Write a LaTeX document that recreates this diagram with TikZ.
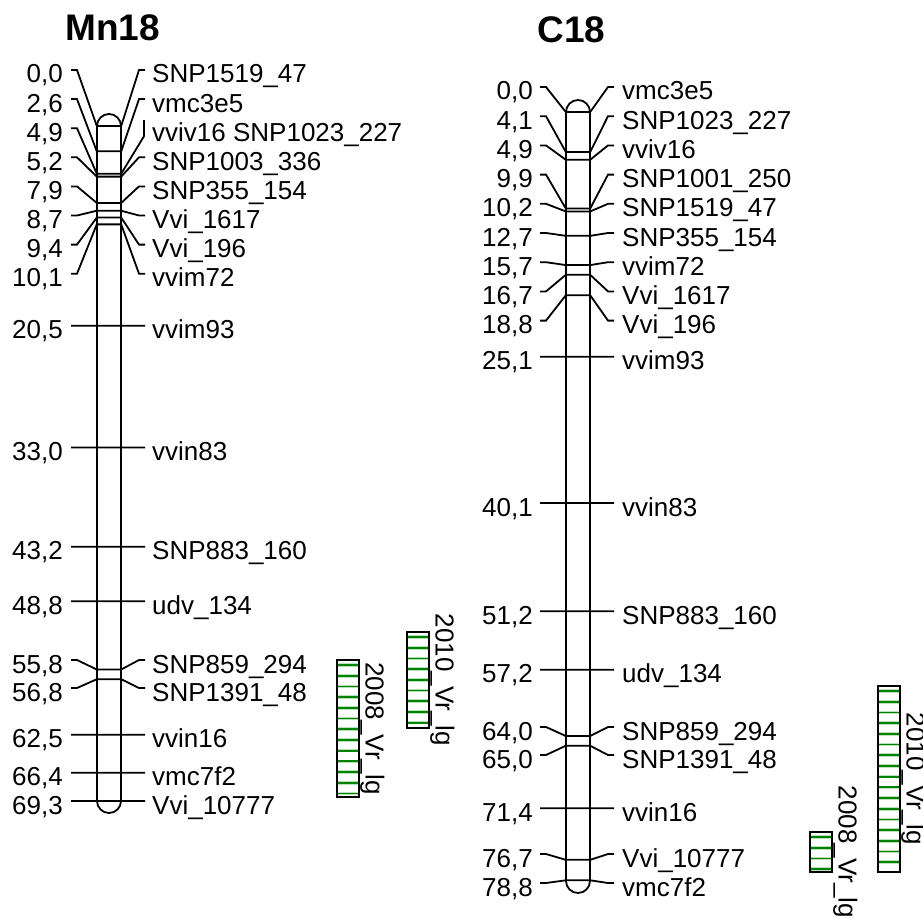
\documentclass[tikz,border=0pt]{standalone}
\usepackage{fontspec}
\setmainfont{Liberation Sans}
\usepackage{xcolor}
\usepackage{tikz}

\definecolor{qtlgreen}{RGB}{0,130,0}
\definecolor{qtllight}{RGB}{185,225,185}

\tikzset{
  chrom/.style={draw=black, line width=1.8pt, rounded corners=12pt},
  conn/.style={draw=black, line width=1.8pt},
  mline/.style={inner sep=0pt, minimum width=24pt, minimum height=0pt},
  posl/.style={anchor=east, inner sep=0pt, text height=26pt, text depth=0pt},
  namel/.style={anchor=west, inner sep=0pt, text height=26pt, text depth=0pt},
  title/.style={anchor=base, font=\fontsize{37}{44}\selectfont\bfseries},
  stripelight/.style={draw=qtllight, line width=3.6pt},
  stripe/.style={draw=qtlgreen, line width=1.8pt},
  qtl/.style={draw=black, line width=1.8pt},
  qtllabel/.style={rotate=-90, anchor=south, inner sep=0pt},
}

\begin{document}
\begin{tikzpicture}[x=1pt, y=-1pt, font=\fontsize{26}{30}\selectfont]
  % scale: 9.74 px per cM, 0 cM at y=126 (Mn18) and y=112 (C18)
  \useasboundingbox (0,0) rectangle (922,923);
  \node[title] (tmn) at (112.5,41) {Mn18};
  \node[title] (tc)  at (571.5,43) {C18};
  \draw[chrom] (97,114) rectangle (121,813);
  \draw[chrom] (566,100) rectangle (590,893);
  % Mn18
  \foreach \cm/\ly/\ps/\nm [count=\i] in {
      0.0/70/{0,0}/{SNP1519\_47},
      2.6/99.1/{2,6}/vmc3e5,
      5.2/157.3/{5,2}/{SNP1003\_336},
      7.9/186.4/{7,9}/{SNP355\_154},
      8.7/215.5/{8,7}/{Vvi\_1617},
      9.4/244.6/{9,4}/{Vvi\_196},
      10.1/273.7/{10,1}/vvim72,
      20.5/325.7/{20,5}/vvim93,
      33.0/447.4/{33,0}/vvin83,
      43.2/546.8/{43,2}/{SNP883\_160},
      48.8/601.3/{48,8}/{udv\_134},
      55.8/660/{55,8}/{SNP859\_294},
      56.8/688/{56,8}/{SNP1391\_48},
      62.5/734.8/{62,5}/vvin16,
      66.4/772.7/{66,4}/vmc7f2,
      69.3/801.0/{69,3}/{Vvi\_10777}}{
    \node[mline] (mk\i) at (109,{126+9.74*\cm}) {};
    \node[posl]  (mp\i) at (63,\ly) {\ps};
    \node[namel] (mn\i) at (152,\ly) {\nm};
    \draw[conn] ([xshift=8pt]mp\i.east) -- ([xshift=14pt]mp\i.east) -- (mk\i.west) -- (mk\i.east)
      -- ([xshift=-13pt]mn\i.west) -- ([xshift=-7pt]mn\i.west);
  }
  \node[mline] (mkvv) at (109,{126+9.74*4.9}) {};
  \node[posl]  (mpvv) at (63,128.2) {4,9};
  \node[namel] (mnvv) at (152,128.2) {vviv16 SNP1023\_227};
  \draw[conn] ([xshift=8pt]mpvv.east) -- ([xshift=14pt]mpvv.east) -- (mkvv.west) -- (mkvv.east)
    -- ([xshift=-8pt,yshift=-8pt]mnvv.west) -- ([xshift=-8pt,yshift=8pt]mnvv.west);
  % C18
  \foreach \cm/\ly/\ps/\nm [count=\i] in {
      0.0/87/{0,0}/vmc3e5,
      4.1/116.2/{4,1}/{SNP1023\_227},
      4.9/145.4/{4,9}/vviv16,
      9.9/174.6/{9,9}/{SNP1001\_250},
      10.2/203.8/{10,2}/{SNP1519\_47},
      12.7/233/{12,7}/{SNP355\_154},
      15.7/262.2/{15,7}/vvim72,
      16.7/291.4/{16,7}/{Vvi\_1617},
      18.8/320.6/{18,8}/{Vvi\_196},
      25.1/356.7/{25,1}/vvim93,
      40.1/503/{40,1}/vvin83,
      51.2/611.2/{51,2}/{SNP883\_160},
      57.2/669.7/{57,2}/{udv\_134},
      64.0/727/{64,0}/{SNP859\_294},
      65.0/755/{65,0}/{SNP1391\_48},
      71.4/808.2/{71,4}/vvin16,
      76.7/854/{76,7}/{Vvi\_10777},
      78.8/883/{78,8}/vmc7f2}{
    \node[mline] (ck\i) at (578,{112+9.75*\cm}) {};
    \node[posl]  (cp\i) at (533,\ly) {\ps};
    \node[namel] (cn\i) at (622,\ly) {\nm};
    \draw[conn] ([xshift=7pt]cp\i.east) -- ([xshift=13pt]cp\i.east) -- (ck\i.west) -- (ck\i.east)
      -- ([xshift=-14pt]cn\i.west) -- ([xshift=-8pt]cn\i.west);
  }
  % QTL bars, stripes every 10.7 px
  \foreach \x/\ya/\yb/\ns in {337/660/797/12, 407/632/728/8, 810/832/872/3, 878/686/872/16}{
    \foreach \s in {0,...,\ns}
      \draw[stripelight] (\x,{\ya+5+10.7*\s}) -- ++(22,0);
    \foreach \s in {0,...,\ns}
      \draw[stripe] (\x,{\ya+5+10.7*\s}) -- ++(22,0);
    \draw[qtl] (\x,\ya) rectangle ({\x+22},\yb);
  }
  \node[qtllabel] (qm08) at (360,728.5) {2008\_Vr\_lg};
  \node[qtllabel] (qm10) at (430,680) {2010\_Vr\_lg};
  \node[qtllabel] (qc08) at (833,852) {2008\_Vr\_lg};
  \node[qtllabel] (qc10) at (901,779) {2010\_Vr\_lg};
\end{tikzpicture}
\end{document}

AIM :: Copy out each line exactly, without the pictures.

WRITTEN REPLY ::
Write a LaTeX document that recreates this diagram with TikZ.
\documentclass[tikz,border=0pt]{standalone}
\usepackage{fontspec}
\setmainfont{Liberation Sans}
\usepackage{xcolor}
\usepackage{tikz}

\definecolor{qtlgreen}{RGB}{0,130,0}
\definecolor{qtllight}{RGB}{185,225,185}

\tikzset{
  chrom/.style={draw=black, line width=1.8pt, rounded corners=12pt},
  conn/.style={draw=black, line width=1.8pt},
  mline/.style={inner sep=0pt, minimum width=24pt, minimum height=0pt},
  posl/.style={anchor=east, inner sep=0pt, text height=26pt, text depth=0pt},
  namel/.style={anchor=west, inner sep=0pt, text height=26pt, text depth=0pt},
  title/.style={anchor=base, font=\fontsize{37}{44}\selectfont\bfseries},
  stripelight/.style={draw=qtllight, line width=3.6pt},
  stripe/.style={draw=qtlgreen, line width=1.8pt},
  qtl/.style={draw=black, line width=1.8pt},
  qtllabel/.style={rotate=-90, anchor=south, inner sep=0pt},
}

\begin{document}
\begin{tikzpicture}[x=1pt, y=-1pt, font=\fontsize{26}{30}\selectfont]
  % scale: 9.74 px per cM, 0 cM at y=126 (Mn18) and y=112 (C18)
  \useasboundingbox (0,0) rectangle (922,923);
  \node[title] (tmn) at (112.5,41) {Mn18};
  \node[title] (tc)  at (571.5,43) {C18};
  \draw[chrom] (97,114) rectangle (121,813);
  \draw[chrom] (566,100) rectangle (590,893);
  % Mn18
  \foreach \cm/\ly/\ps/\nm [count=\i] in {
      0.0/70/{0,0}/{SNP1519\_47},
      2.6/99.1/{2,6}/vmc3e5,
      5.2/157.3/{5,2}/{SNP1003\_336},
      7.9/186.4/{7,9}/{SNP355\_154},
      8.7/215.5/{8,7}/{Vvi\_1617},
      9.4/244.6/{9,4}/{Vvi\_196},
      10.1/273.7/{10,1}/vvim72,
      20.5/325.7/{20,5}/vvim93,
      33.0/447.4/{33,0}/vvin83,
      43.2/546.8/{43,2}/{SNP883\_160},
      48.8/601.3/{48,8}/{udv\_134},
      55.8/660/{55,8}/{SNP859\_294},
      56.8/688/{56,8}/{SNP1391\_48},
      62.5/734.8/{62,5}/vvin16,
      66.4/772.7/{66,4}/vmc7f2,
      69.3/801.0/{69,3}/{Vvi\_10777}}{
    \node[mline] (mk\i) at (109,{126+9.74*\cm}) {};
    \node[posl]  (mp\i) at (63,\ly) {\ps};
    \node[namel] (mn\i) at (152,\ly) {\nm};
    \draw[conn] ([xshift=8pt]mp\i.east) -- ([xshift=14pt]mp\i.east) -- (mk\i.west) -- (mk\i.east)
      -- ([xshift=-13pt]mn\i.west) -- ([xshift=-7pt]mn\i.west);
  }
  \node[mline] (mkvv) at (109,{126+9.74*4.9}) {};
  \node[posl]  (mpvv) at (63,128.2) {4,9};
  \node[namel] (mnvv) at (152,128.2) {vviv16 SNP1023\_227};
  \draw[conn] ([xshift=8pt]mpvv.east) -- ([xshift=14pt]mpvv.east) -- (mkvv.west) -- (mkvv.east)
    -- ([xshift=-8pt,yshift=-8pt]mnvv.west) -- ([xshift=-8pt,yshift=8pt]mnvv.west);
  % C18
  \foreach \cm/\ly/\ps/\nm [count=\i] in {
      0.0/87/{0,0}/vmc3e5,
      4.1/116.2/{4,1}/{SNP1023\_227},
      4.9/145.4/{4,9}/vviv16,
      9.9/174.6/{9,9}/{SNP1001\_250},
      10.2/203.8/{10,2}/{SNP1519\_47},
      12.7/233/{12,7}/{SNP355\_154},
      15.7/262.2/{15,7}/vvim72,
      16.7/291.4/{16,7}/{Vvi\_1617},
      18.8/320.6/{18,8}/{Vvi\_196},
      25.1/356.7/{25,1}/vvim93,
      40.1/503/{40,1}/vvin83,
      51.2/611.2/{51,2}/{SNP883\_160},
      57.2/669.7/{57,2}/{udv\_134},
      64.0/727/{64,0}/{SNP859\_294},
      65.0/755/{65,0}/{SNP1391\_48},
      71.4/808.2/{71,4}/vvin16,
      76.7/854/{76,7}/{Vvi\_10777},
      78.8/883/{78,8}/vmc7f2}{
    \node[mline] (ck\i) at (578,{112+9.75*\cm}) {};
    \node[posl]  (cp\i) at (533,\ly) {\ps};
    \node[namel] (cn\i) at (622,\ly) {\nm};
    \draw[conn] ([xshift=7pt]cp\i.east) -- ([xshift=13pt]cp\i.east) -- (ck\i.west) -- (ck\i.east)
      -- ([xshift=-14pt]cn\i.west) -- ([xshift=-8pt]cn\i.west);
  }
  % QTL bars, stripes every 10.7 px
  \foreach \x/\ya/\yb/\ns in {337/660/797/12, 407/632/728/8, 810/832/872/3, 878/686/872/16}{
    \foreach \s in {0,...,\ns}
      \draw[stripelight] (\x,{\ya+5+10.7*\s}) -- ++(22,0);
    \foreach \s in {0,...,\ns}
      \draw[stripe] (\x,{\ya+5+10.7*\s}) -- ++(22,0);
    \draw[qtl] (\x,\ya) rectangle ({\x+22},\yb);
  }
  \node[qtllabel] (qm08) at (360,728.5) {2008\_Vr\_lg};
  \node[qtllabel] (qm10) at (430,680) {2010\_Vr\_lg};
  \node[qtllabel] (qc08) at (833,852) {2008\_Vr\_lg};
  \node[qtllabel] (qc10) at (901,779) {2010\_Vr\_lg};
\end{tikzpicture}
\end{document}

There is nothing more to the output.